### Problem statement
Where a line of the listing below includes the word "this", reproduce that line.

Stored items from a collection
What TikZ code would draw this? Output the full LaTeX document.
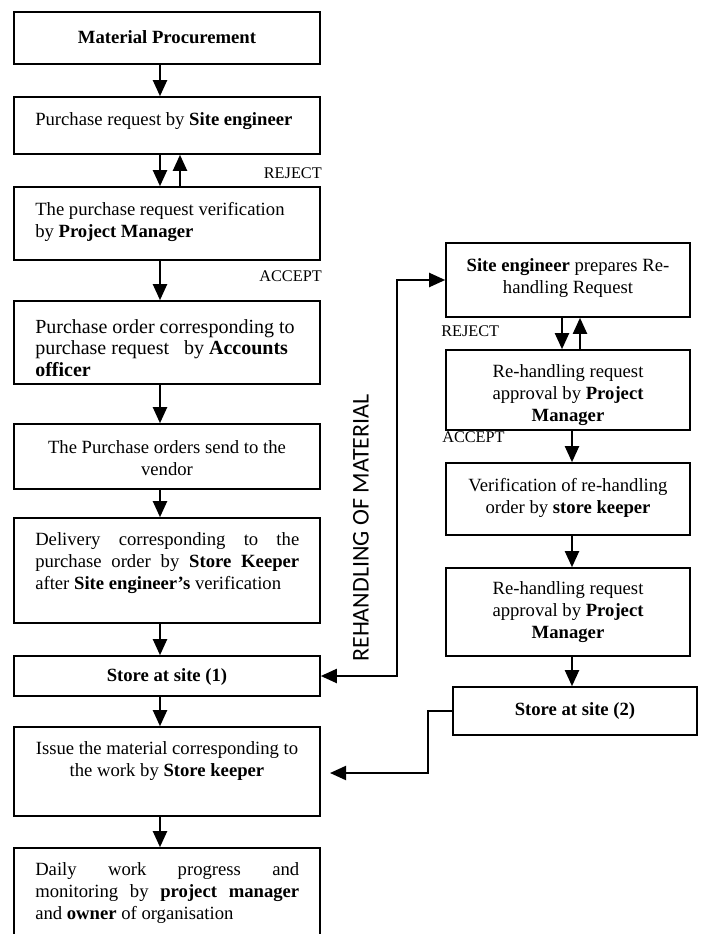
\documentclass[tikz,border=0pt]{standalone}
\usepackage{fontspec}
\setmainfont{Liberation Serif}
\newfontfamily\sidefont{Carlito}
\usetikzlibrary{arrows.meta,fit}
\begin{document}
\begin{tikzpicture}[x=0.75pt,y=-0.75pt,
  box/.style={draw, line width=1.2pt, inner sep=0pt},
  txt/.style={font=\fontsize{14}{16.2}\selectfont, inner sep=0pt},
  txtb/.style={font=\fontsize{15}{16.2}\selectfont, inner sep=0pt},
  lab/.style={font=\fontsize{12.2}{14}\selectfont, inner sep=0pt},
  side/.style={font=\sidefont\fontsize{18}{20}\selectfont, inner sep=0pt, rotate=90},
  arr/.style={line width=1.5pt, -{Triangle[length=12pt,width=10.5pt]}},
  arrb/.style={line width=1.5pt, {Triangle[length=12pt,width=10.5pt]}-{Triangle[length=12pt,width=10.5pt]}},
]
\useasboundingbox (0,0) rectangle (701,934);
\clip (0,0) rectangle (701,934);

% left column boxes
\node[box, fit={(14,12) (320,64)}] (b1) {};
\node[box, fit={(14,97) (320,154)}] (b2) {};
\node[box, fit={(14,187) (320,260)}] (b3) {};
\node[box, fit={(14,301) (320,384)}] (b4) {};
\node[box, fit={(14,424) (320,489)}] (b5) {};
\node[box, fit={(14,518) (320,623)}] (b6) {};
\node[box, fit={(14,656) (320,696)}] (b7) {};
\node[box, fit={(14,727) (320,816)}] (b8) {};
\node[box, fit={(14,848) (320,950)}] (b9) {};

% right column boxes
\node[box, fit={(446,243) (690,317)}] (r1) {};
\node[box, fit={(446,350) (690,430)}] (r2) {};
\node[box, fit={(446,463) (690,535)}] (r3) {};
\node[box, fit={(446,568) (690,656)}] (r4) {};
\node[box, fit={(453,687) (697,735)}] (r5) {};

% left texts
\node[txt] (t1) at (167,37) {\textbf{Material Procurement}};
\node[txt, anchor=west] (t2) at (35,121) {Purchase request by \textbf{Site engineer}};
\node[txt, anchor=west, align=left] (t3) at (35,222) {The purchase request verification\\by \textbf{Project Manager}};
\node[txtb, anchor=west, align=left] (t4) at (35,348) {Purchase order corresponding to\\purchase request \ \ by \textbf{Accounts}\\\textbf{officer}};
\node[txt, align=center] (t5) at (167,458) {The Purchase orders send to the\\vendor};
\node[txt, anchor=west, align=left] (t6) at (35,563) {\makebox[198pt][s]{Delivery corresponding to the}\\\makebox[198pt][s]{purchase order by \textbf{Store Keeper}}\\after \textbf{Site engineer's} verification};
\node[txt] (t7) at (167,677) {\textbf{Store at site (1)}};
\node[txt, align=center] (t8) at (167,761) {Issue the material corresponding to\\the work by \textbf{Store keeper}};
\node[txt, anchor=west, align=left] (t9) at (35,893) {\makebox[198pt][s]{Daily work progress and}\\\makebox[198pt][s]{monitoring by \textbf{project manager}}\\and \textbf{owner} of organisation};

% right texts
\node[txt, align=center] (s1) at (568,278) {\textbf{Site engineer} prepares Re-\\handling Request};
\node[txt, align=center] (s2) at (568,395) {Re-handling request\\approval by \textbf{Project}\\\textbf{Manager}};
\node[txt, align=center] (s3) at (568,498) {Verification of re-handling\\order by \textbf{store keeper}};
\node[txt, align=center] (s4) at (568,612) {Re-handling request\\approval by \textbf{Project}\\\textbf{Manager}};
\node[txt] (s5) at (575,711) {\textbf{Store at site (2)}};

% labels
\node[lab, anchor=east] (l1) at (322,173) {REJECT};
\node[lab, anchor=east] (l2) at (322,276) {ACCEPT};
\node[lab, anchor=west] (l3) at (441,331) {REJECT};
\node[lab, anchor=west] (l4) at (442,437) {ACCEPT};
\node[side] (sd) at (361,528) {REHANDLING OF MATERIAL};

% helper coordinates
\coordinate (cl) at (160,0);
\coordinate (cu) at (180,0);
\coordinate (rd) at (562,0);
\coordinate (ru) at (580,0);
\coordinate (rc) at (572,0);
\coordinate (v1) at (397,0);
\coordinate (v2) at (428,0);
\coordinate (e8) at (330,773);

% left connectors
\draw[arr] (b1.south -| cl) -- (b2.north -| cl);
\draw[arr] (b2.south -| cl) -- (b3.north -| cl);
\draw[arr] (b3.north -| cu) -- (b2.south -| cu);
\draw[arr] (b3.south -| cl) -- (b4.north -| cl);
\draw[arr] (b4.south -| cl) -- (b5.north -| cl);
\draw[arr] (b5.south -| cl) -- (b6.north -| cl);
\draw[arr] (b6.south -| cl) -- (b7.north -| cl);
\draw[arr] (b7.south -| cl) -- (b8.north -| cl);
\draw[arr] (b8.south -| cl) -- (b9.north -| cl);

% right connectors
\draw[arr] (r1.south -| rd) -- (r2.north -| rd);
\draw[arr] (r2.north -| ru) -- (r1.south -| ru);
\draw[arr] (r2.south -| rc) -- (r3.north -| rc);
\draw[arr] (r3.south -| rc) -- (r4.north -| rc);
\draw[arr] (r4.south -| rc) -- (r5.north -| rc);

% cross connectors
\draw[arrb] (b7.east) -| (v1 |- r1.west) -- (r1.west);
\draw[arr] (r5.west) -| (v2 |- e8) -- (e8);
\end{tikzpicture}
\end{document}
...
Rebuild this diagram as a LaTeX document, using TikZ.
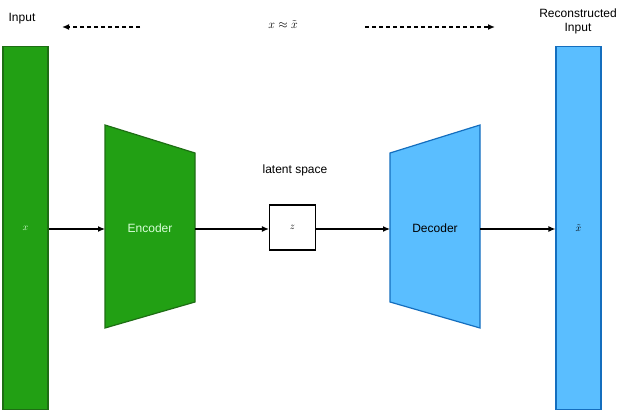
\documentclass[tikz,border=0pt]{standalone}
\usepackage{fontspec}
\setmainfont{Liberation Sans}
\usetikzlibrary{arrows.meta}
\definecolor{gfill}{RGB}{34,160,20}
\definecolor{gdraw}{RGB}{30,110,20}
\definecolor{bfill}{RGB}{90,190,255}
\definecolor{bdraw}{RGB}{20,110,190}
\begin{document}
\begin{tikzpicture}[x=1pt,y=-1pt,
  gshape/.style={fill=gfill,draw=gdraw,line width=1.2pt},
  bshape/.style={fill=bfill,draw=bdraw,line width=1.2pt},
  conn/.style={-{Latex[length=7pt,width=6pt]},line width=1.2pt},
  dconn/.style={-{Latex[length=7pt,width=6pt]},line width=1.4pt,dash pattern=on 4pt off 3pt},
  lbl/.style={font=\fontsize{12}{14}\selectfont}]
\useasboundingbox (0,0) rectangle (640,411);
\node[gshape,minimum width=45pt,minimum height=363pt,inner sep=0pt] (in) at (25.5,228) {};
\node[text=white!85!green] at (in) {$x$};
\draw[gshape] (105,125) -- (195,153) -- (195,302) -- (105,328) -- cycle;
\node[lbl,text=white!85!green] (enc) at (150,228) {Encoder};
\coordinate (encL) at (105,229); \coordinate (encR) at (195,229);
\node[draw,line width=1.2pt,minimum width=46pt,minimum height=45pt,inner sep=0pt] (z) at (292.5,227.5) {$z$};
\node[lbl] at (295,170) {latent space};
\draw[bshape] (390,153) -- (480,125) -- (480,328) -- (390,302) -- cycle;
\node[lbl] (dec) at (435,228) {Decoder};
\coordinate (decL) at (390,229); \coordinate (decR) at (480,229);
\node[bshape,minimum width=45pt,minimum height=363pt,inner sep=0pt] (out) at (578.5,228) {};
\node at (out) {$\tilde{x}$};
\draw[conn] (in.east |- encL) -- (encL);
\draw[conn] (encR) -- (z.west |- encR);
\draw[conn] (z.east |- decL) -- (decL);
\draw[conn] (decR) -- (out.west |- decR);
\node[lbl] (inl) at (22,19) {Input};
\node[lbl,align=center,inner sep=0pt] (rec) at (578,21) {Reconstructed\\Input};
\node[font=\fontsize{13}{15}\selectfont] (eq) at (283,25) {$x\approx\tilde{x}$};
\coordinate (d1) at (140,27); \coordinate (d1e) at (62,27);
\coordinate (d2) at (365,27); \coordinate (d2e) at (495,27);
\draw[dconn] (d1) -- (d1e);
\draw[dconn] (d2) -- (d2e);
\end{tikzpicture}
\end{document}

### Completed task
What TikZ code would draw this? Output the full LaTeX document.
Rebuild this diagram as a LaTeX document, using TikZ.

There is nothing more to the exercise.